St. Patrick's Basilica in Montreal, Canada.
Alone in St. Patrick’s Basilica, built in 1847.

Then I made my way to what would be my favorite cathedral, Cathédrale Marie-Reine-du-Monde (“Marie, Queen of the World Cathedral”).  I was awestruck at the beautiful high ceilings, delicate decorations and calming colors.  I sat down again on a bench, watching the tourists wander around taking pictures.  I wondered where they were from and why they were in Montreal.

Cathédrale Marie-Reine-du-Monde Cathedral in Montreal.
The beautiful interior of the Cathédrale Marie-Reine-du-Monde.

Eventually I made it to downtown Montreal, full of tall buildings, traffic, pedestrians and high-end shopping.  I felt like I had been transported to New York City’s Fifth Avenue!  I stopped for lunch at Vasco de Gama, a Portugese restaurant I had read about in National Geographic.  I had a bison burger and a spinach salad, neither of which were very impressive.  (I regret not ordering the foie gras burger.  What was I thinking?!)

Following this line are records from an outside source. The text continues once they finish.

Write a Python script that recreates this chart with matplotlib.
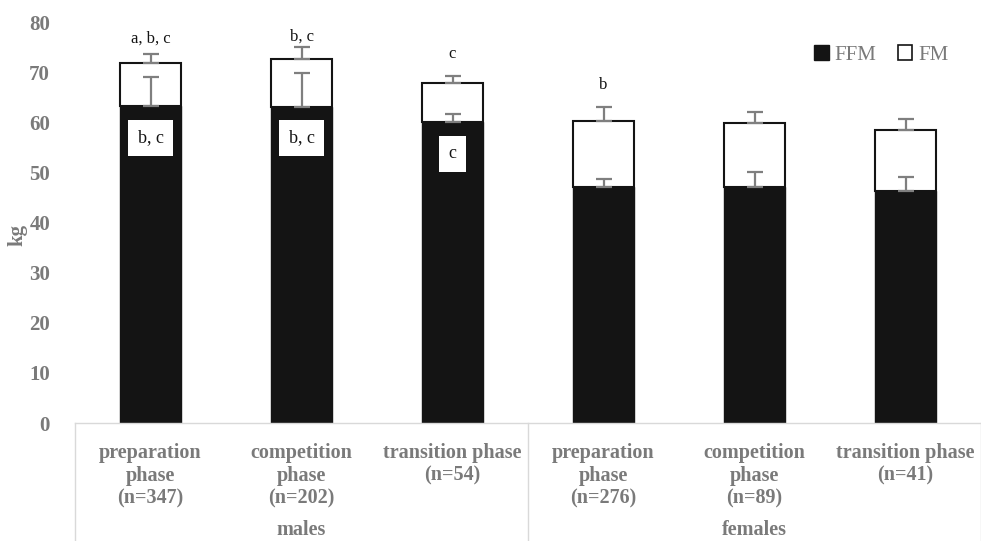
import matplotlib
matplotlib.use("Agg")
import matplotlib.pyplot as plt
import matplotlib.transforms as mtransforms
from matplotlib.patches import Patch
import numpy as np

# ---- data ----
categories = ["preparation\nphase\n(n=347)", "competition\nphase\n(n=202)", "transition phase\n(n=54)",
              "preparation\nphase\n(n=276)", "competition\nphase\n(n=89)", "transition phase\n(n=41)"]
groups = ["males", "females"]
ffm = [63.3, 63.1, 60.0, 47.2, 47.2, 46.4]
ffm_err = [5.7, 6.8, 1.7, 1.5, 2.9, 2.8]
total = [71.8, 72.6, 67.8, 60.3, 59.9, 58.4]
fm = [t - f for t, f in zip(total, ffm)]
fm_err = [1.8, 2.4, 1.5, 2.8, 2.1, 2.3]
top_letters = ["a, b, c", "b, c", "c", "b", "", ""]
top_letter_y = [76.8, 77.2, 73.6, 67.5, 0, 0]
box_letters = ["b, c", "b, c", "c", "", "", ""]
box_letter_y = [56.9, 56.9, 53.7, 0, 0, 0]
yticks = [0, 10, 20, 30, 40, 50, 60, 70, 80]

serif = ["Liberation Serif", "DejaVu Serif"]
gray = "#7a7a7a"

fig = plt.figure(figsize=(9.81, 5.41), dpi=100)
ax = fig.add_axes([0.0765, 0.218, 0.9235, 0.741])

x = np.arange(len(categories))
w = 0.4
ax.bar(x, ffm, w, color="#141414", edgecolor="#141414", linewidth=1, zorder=2)
ax.bar(x, fm, w, bottom=ffm, color="white", edgecolor="#141414", linewidth=1.5, zorder=2)

# error bars (upper only)
ax.errorbar(x, ffm, yerr=[np.zeros(len(x)), ffm_err], fmt="none", ecolor="#7f7f7f",
            elinewidth=1.6, capsize=6, capthick=1.6, zorder=3)
ax.errorbar(x, total, yerr=[np.zeros(len(x)), fm_err], fmt="none", ecolor="#7f7f7f",
            elinewidth=1.6, capsize=6, capthick=1.6, zorder=3)

for i in range(len(x)):
    if top_letters[i]:
        ax.text(x[i], top_letter_y[i], top_letters[i], ha="center", va="center",
                fontsize=12, family=serif, color="#141414", zorder=4)
    if box_letters[i]:
        ax.text(x[i], box_letter_y[i], box_letters[i], ha="center", va="center",
                fontsize=13, family=serif, color="#141414", zorder=4,
                bbox=dict(boxstyle="square,pad=0.55", fc="white", ec="none"))

ax.set_xlim(-0.5, len(x) - 0.5)
ax.set_ylim(0, 80)
ax.set_yticks(yticks)
ax.set_yticklabels([str(v) for v in yticks], fontsize=15, fontweight="bold", family=serif, color=gray)
ax.tick_params(axis="y", length=0, pad=18)
ax.set_xticks(x)
ax.set_xticklabels(categories, fontsize=14.5, fontweight="bold", family=serif, color=gray,
                   linespacing=1.2)
ax.tick_params(axis="x", length=0, pad=14)
for s in ["top", "right", "left"]:
    ax.spines[s].set_visible(False)
ax.spines["bottom"].set_color("#d9d9d9")
ax.spines["bottom"].set_linewidth(1)

ax.set_ylabel("kg", fontsize=15, fontweight="bold", family=serif, color=gray)
ax.yaxis.set_label_coords(-0.053, 0.47)

# group separators and labels
trans = mtransforms.blended_transform_factory(ax.transData, ax.transAxes)
for xs in [-0.5, 2.5, 5.5]:
    ax.plot([xs, xs], [0, -0.3], transform=trans, color="#d9d9d9", lw=1, clip_on=False)
for gi, g in enumerate(groups):
    ax.text(1 + 3 * gi, -0.266, g, transform=trans, ha="center", va="center",
            fontsize=14.5, fontweight="bold", family=serif, color=gray)

# legend
handles = [Patch(fc="#141414", ec="#141414", label="FFM"),
           Patch(fc="white", ec="#141414", lw=1.2, label="FM")]
ax.legend(handles=handles, loc="upper right", bbox_to_anchor=(0.985, 0.99), ncol=2,
          frameon=False, handlelength=0.7, handleheight=0.7, handletextpad=0.3,
          columnspacing=1.0, prop={"family": serif, "size": 15}, labelcolor=gray)

fig.savefig("out.png", dpi=100)
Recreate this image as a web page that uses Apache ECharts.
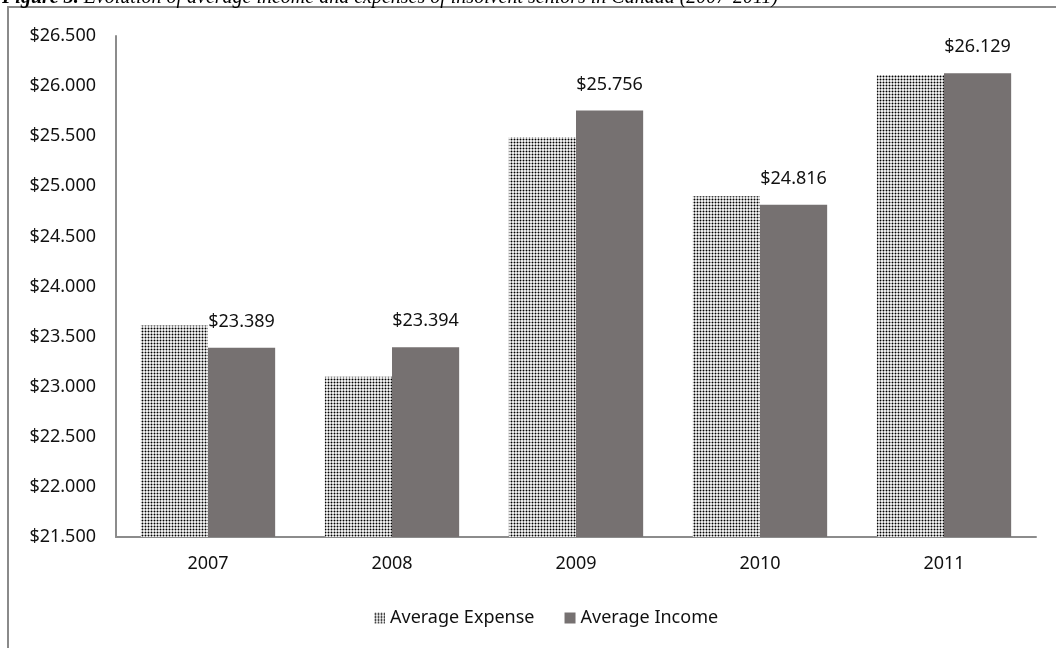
<!DOCTYPE html>
<html>
<head>
<meta charset="utf-8">
<script src="https://cdn.jsdelivr.net/npm/echarts@6/dist/echarts.min.js"></script>
<style>
  html, body { margin: 0; padding: 0; background: #ffffff; }
  #chart { width: 1056px; height: 648px; }
</style>
</head>
<body>
<div id="chart"></div>
<script>
// Years on the category axis
const years = ['2007', '2008', '2009', '2010', '2011'];
// Average yearly expense and income (dollars)
const averageExpense = [23610, 23100, 25490, 24900, 26110];
const averageIncome = [23389, 23394, 25756, 24816, 26129];
// Value axis range
const axisMin = 21500;
const axisMax = 26500;
const axisStep = 500;

const titleText = 'Evolution of average income and expenses of insolvent seniors in Canada (2007-2011)';

// Dollar amounts written with a dot as the thousands separator, e.g. $23.389
function money(v) {
  const thousands = Math.floor(v / 1000);
  const rest = String(Math.round(v % 1000)).padStart(3, '0');
  return '$' + thousands + '.' + rest;
}

// Fine dot fill for the expense bars
function dotPattern() {
  const c = document.createElement('canvas');
  c.width = 3; c.height = 3;
  const ctx = c.getContext('2d');
  ctx.fillStyle = '#ffffff';
  ctx.fillRect(0, 0, 3, 3);
  ctx.fillStyle = '#000000';
  ctx.beginPath();
  ctx.arc(1.5, 1.5, 1.0, 0, Math.PI * 2);
  ctx.fill();
  return { image: c, repeat: 'repeat' };
}

const font = 'Noto Sans';
const chart = echarts.init(document.getElementById('chart'), null, { renderer: 'canvas' });

chart.setOption({
  backgroundColor: '#ffffff',
  animation: false,
  graphic: [
    {
      type: 'rect',
      shape: { x: 8, y: 7, width: 1200, height: 800 },
      style: { fill: 'none', stroke: '#8a8a8a', lineWidth: 2 },
      silent: true
    },
    {
      type: 'text',
      left: 2,
      top: -12,
      style: {
        text: '{b|Figure 3. }{i|' + titleText + '}',
        rich: {
          b: { fontFamily: 'Liberation Serif', fontStyle: 'italic', fontWeight: 'bold', fontSize: 20, fill: '#000' },
          i: { fontFamily: 'Liberation Serif', fontStyle: 'italic', fontSize: 20, fill: '#000' }
        }
      },
      silent: true
    }
  ],
  legend: {
    left: 369,
    top: 604,
    itemWidth: 11,
    itemHeight: 11,
    itemGap: 30,
    icon: 'rect',
    textStyle: { fontFamily: font, fontSize: 18, color: '#111' },
    data: ['Average Expense', 'Average Income']
  },
  grid: { left: 116, right: 20, top: 36, bottom: 111, containLabel: false },
  xAxis: {
    type: 'category',
    data: years,
    axisLine: { lineStyle: { color: '#8c8c8c', width: 2 } },
    axisTick: { show: false },
    axisLabel: { fontFamily: font, fontSize: 18, color: '#111', margin: 18 }
  },
  yAxis: {
    type: 'value',
    min: axisMin,
    max: axisMax,
    interval: axisStep,
    axisLine: { show: true, lineStyle: { color: '#8c8c8c', width: 2 } },
    axisTick: { show: false },
    splitLine: { show: false },
    axisLabel: {
      fontFamily: font, fontSize: 18, color: '#111', margin: 20,
      formatter: v => money(v)
    }
  },
  series: [
    {
      name: 'Average Expense',
      type: 'bar',
      data: averageExpense,
      barGap: '0%',
      barCategoryGap: '27%',
      itemStyle: { color: dotPattern() }
    },
    {
      name: 'Average Income',
      type: 'bar',
      data: averageIncome,
      barGap: '0%',
      barCategoryGap: '27%',
      itemStyle: { color: '#767171' },
      label: {
        show: true,
        position: 'top',
        distance: 17,
        lineHeight: 18,
        fontFamily: font,
        fontSize: 18,
        color: '#111',
        formatter: p => money(p.value)
      }
    }
  ]
});
</script>
</body>
</html>
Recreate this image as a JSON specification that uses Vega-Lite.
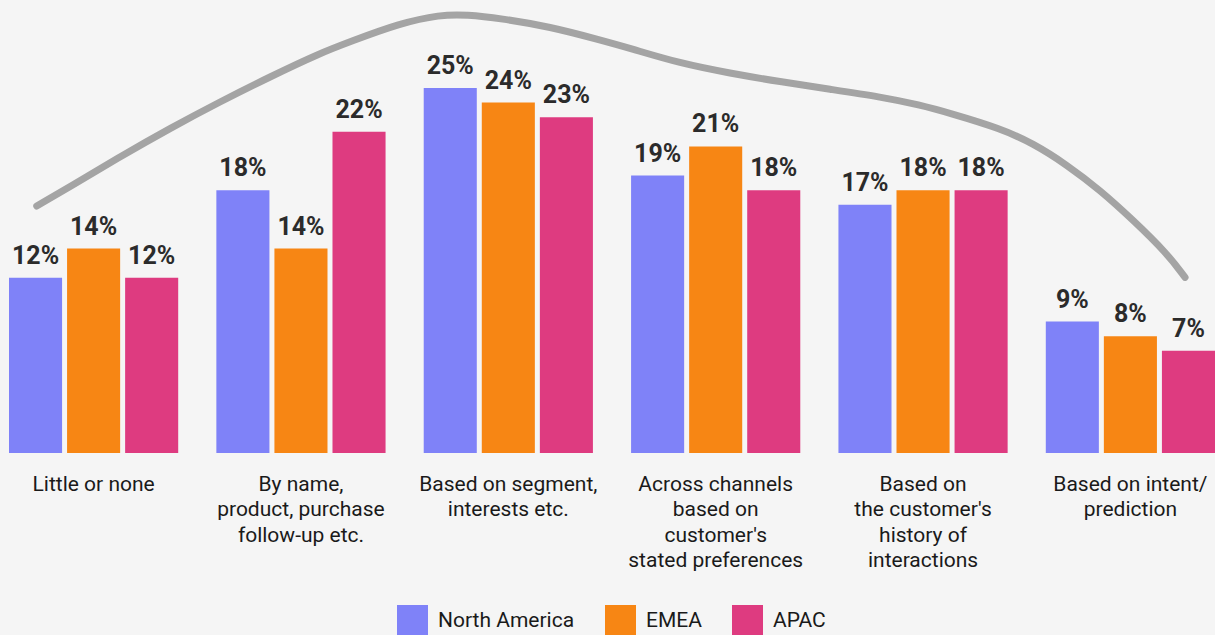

The Notre-Dame-de-Bon-Secours in Montreal, Canada.
The Notre-Dame-de-Bon-Secours (“Our Lady of Good Help”) or the Sailors’ Church.

By the end of the day, I had seen Old Montreal and a bit of downtown–all on foot.  And all the sites for free.  I was exhausted, in the best way possible.

The Christ Church Cathedral in Montreal, Canada.
The Christ Church Cathedral, one of my favorite doors in all of Montreal.

Traveling can easily turn into a to do list of places to check off and your focus can be transformed to where you’re going next instead of where you are now.  As I explored Montreal, I focused on staying in the present moment.  (I learned that trick while in New York City alone.)

As cheesy as it sounds, each new place in Montreal provoked so many emotions, and allowing myself to feel each of them was a bit therapeutic.  It was so relaxing to observe people around me, listen to conversations in French, and be at peace where I was.  And in a city as beautiful as Montreal, how could I not be?